TO DO
Please transcribe the data below exactly. Leave the pictures out.

----------------

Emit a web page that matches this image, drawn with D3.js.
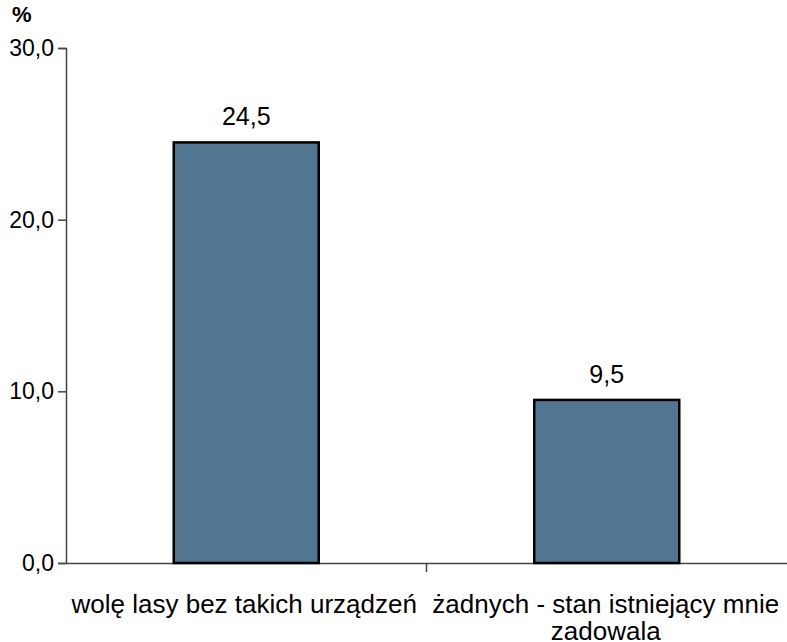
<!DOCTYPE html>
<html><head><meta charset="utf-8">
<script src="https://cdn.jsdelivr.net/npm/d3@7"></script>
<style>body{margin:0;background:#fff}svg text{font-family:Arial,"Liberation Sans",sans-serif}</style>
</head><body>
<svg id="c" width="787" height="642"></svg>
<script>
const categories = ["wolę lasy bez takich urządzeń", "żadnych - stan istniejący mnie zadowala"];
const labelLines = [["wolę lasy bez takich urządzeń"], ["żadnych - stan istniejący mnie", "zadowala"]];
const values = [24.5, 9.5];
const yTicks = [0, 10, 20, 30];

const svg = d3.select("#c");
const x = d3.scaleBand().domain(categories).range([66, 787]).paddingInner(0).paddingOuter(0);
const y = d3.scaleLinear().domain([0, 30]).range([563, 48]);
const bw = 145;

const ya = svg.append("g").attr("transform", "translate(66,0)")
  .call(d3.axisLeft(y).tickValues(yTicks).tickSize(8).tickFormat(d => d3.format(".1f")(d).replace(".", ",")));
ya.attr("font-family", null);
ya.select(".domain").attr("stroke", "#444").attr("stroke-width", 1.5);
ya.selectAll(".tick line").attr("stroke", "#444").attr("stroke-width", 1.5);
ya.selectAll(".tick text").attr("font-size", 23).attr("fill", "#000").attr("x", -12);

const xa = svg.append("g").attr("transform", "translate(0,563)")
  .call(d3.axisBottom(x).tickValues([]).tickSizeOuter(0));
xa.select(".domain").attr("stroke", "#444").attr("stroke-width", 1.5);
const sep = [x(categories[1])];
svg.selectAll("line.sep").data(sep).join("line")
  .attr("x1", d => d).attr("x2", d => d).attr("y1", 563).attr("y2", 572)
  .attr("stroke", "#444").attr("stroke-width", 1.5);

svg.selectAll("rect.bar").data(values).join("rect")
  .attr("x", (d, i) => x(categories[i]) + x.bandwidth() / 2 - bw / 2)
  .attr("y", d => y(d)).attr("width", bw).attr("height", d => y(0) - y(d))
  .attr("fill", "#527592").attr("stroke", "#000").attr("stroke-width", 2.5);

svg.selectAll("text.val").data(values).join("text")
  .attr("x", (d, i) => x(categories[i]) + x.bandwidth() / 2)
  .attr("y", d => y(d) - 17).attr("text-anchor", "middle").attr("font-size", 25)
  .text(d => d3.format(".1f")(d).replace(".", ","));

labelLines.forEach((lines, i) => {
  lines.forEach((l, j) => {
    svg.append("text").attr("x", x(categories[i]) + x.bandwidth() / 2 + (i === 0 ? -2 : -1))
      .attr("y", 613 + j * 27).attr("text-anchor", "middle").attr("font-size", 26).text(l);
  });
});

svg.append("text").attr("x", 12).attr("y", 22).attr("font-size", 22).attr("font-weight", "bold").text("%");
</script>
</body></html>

----------------

SOLUTION
Emit a web page that matches this image, drawn with D3.js.
<!DOCTYPE html>
<html><head><meta charset="utf-8">
<script src="https://cdn.jsdelivr.net/npm/d3@7"></script>
<style>body{margin:0;background:#fff}svg text{font-family:Arial,"Liberation Sans",sans-serif}</style>
</head><body>
<svg id="c" width="787" height="642"></svg>
<script>
const categories = ["wolę lasy bez takich urządzeń", "żadnych - stan istniejący mnie zadowala"];
const labelLines = [["wolę lasy bez takich urządzeń"], ["żadnych - stan istniejący mnie", "zadowala"]];
const values = [24.5, 9.5];
const yTicks = [0, 10, 20, 30];

const svg = d3.select("#c");
const x = d3.scaleBand().domain(categories).range([66, 787]).paddingInner(0).paddingOuter(0);
const y = d3.scaleLinear().domain([0, 30]).range([563, 48]);
const bw = 145;

const ya = svg.append("g").attr("transform", "translate(66,0)")
  .call(d3.axisLeft(y).tickValues(yTicks).tickSize(8).tickFormat(d => d3.format(".1f")(d).replace(".", ",")));
ya.attr("font-family", null);
ya.select(".domain").attr("stroke", "#444").attr("stroke-width", 1.5);
ya.selectAll(".tick line").attr("stroke", "#444").attr("stroke-width", 1.5);
ya.selectAll(".tick text").attr("font-size", 23).attr("fill", "#000").attr("x", -12);

const xa = svg.append("g").attr("transform", "translate(0,563)")
  .call(d3.axisBottom(x).tickValues([]).tickSizeOuter(0));
xa.select(".domain").attr("stroke", "#444").attr("stroke-width", 1.5);
const sep = [x(categories[1])];
svg.selectAll("line.sep").data(sep).join("line")
  .attr("x1", d => d).attr("x2", d => d).attr("y1", 563).attr("y2", 572)
  .attr("stroke", "#444").attr("stroke-width", 1.5);

svg.selectAll("rect.bar").data(values).join("rect")
  .attr("x", (d, i) => x(categories[i]) + x.bandwidth() / 2 - bw / 2)
  .attr("y", d => y(d)).attr("width", bw).attr("height", d => y(0) - y(d))
  .attr("fill", "#527592").attr("stroke", "#000").attr("stroke-width", 2.5);

svg.selectAll("text.val").data(values).join("text")
  .attr("x", (d, i) => x(categories[i]) + x.bandwidth() / 2)
  .attr("y", d => y(d) - 17).attr("text-anchor", "middle").attr("font-size", 25)
  .text(d => d3.format(".1f")(d).replace(".", ","));

labelLines.forEach((lines, i) => {
  lines.forEach((l, j) => {
    svg.append("text").attr("x", x(categories[i]) + x.bandwidth() / 2 + (i === 0 ? -2 : -1))
      .attr("y", 613 + j * 27).attr("text-anchor", "middle").attr("font-size", 26).text(l);
  });
});

svg.append("text").attr("x", 12).attr("y", 22).attr("font-size", 22).attr("font-weight", "bold").text("%");
</script>
</body></html>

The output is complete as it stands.